===== Information given

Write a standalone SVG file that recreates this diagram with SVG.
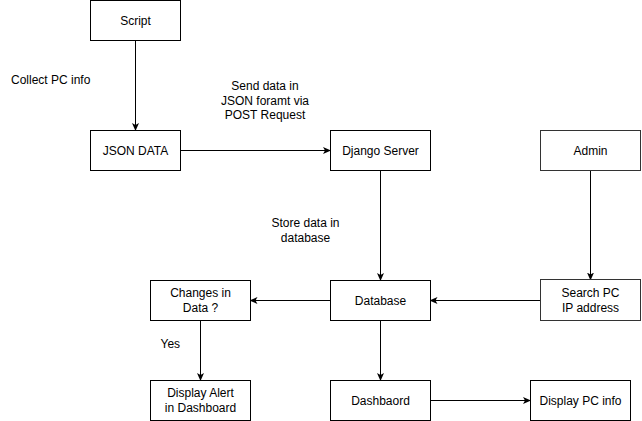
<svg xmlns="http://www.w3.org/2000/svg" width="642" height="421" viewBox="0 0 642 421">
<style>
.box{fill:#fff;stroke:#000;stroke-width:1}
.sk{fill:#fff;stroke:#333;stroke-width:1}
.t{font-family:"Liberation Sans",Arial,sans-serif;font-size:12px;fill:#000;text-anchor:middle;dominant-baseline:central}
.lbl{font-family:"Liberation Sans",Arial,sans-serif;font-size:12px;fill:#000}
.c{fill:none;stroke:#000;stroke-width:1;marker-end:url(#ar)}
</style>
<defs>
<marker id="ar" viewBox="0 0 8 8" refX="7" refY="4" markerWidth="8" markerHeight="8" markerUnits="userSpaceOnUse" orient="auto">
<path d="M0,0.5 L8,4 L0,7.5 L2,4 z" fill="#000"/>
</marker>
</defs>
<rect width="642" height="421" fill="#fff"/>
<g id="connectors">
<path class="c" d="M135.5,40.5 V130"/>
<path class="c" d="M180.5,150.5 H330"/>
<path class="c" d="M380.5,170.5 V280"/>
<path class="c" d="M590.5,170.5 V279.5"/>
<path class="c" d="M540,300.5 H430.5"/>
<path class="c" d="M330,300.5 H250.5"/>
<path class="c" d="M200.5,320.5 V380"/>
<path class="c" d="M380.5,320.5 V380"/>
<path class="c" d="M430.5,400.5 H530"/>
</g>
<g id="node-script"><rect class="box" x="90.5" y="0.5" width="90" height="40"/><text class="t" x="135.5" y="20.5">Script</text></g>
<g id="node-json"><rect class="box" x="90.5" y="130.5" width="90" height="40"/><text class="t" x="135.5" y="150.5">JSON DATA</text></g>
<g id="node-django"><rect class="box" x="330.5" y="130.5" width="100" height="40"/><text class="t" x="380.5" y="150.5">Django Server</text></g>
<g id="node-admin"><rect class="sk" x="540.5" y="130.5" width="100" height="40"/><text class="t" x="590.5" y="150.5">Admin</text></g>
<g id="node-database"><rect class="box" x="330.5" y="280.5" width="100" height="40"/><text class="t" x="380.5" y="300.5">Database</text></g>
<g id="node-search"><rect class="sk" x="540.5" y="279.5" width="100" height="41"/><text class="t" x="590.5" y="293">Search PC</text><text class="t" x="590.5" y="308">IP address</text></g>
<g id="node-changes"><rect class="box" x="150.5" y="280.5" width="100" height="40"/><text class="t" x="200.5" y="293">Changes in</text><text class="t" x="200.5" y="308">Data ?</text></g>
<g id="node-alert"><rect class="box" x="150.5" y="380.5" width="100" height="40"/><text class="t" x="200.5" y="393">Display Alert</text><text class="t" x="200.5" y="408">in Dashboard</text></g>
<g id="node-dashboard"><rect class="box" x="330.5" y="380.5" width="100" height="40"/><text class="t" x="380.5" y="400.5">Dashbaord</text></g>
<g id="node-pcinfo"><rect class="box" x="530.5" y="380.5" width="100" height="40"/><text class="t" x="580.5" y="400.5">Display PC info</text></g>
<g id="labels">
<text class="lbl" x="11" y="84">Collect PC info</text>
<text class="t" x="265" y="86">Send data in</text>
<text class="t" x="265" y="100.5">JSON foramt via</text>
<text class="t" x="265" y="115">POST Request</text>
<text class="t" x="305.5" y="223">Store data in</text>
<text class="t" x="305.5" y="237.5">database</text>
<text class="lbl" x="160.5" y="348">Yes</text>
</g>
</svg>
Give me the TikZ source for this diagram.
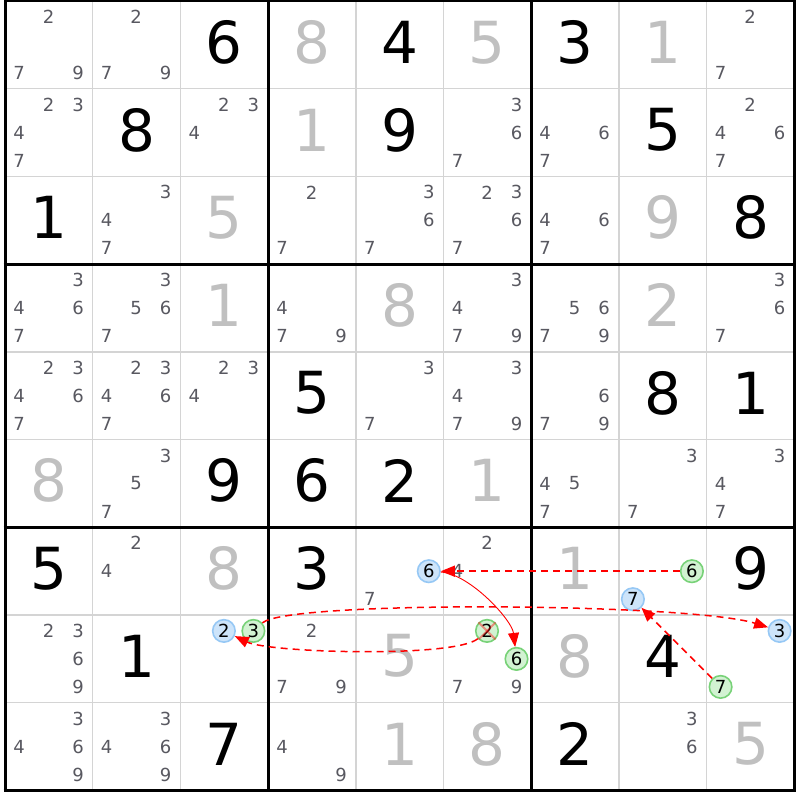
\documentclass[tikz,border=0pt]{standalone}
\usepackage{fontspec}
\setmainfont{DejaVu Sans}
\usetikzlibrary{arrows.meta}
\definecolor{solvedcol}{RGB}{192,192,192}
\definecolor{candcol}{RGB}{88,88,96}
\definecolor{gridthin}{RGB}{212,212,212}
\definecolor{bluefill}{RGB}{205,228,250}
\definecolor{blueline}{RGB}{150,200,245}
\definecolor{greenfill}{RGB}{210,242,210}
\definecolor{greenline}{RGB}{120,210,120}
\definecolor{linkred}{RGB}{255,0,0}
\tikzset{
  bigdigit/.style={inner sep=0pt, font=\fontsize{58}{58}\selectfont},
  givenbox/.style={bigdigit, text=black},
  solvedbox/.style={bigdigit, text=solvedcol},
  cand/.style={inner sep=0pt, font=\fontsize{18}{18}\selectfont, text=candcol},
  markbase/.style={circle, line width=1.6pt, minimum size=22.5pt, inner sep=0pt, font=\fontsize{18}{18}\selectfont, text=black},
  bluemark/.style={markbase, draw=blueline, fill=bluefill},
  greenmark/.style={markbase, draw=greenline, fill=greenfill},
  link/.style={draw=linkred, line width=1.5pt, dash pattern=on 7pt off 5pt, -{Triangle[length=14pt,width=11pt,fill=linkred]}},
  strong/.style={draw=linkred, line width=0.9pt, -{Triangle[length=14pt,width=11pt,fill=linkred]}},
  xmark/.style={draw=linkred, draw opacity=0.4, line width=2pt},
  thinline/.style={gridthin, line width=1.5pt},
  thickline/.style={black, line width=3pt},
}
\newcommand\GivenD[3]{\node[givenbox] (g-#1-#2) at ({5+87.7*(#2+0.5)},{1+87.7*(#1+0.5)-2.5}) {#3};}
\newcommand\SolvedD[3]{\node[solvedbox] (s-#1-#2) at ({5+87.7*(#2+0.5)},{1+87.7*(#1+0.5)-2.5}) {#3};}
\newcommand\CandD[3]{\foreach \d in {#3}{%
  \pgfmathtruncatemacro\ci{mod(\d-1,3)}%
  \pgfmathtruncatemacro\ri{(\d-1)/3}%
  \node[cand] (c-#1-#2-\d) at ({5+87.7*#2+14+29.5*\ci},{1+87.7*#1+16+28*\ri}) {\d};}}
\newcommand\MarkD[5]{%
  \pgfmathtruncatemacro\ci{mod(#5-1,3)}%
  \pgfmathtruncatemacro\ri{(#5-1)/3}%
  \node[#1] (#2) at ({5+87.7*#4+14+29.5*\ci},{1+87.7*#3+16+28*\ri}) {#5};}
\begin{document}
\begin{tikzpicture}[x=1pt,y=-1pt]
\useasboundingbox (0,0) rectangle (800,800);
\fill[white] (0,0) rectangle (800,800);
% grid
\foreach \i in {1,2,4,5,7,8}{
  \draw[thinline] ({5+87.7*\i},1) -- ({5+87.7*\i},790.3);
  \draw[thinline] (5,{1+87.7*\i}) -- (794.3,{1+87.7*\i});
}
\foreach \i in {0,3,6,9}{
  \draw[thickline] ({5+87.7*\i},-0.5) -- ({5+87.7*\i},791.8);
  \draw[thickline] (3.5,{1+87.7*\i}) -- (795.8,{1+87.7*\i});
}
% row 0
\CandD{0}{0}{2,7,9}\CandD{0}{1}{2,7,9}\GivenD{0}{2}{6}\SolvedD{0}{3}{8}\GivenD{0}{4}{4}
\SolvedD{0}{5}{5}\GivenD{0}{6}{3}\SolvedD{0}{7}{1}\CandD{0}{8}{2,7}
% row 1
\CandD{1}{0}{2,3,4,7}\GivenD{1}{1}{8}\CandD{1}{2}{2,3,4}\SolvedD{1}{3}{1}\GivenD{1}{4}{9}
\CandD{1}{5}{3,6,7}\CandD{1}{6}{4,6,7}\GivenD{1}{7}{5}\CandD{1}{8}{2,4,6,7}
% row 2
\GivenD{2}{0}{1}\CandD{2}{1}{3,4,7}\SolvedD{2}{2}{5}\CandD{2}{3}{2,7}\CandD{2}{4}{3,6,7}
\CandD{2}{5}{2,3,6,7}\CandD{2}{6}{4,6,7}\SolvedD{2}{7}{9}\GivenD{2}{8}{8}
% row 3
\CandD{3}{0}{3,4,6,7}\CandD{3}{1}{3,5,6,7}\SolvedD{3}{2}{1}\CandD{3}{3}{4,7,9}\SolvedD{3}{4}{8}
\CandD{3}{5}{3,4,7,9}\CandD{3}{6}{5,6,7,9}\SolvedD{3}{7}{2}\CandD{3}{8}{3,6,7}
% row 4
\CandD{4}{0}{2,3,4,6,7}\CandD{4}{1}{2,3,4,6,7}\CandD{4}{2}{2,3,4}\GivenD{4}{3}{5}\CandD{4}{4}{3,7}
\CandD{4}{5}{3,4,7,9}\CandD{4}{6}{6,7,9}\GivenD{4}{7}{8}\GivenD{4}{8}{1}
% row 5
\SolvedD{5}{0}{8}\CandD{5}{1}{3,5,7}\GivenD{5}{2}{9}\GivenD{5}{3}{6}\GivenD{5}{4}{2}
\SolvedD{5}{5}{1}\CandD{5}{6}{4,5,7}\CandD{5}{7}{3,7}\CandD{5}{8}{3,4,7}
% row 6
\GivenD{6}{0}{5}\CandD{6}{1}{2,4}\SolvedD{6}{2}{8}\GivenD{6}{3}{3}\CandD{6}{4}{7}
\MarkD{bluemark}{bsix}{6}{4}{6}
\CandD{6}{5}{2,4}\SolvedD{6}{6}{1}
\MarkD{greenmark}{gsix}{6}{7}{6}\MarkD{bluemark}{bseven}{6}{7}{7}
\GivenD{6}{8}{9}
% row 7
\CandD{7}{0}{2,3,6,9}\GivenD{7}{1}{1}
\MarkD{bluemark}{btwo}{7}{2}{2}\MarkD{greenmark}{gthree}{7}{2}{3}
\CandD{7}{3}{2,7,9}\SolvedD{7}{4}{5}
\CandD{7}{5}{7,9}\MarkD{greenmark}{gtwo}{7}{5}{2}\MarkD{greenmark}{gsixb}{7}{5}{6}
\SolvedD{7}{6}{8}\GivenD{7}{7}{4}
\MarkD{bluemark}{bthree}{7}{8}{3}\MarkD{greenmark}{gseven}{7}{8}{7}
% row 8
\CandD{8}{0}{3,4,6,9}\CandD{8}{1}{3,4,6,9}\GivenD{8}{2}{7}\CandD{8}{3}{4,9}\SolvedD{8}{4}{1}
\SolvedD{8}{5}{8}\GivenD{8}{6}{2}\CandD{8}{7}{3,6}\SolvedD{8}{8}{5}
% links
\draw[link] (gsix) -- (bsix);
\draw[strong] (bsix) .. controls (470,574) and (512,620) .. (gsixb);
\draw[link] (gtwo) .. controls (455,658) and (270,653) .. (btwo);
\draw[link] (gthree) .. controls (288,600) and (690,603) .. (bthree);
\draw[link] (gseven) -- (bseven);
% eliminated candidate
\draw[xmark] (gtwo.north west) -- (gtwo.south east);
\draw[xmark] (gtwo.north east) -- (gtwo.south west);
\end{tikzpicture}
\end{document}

==========

__Written task__
Where a line in the material contains "this", copy that line.

__Solution below__
Write a standalone SVG file that recreates this diagram with SVG.
Give me the TikZ source for this diagram.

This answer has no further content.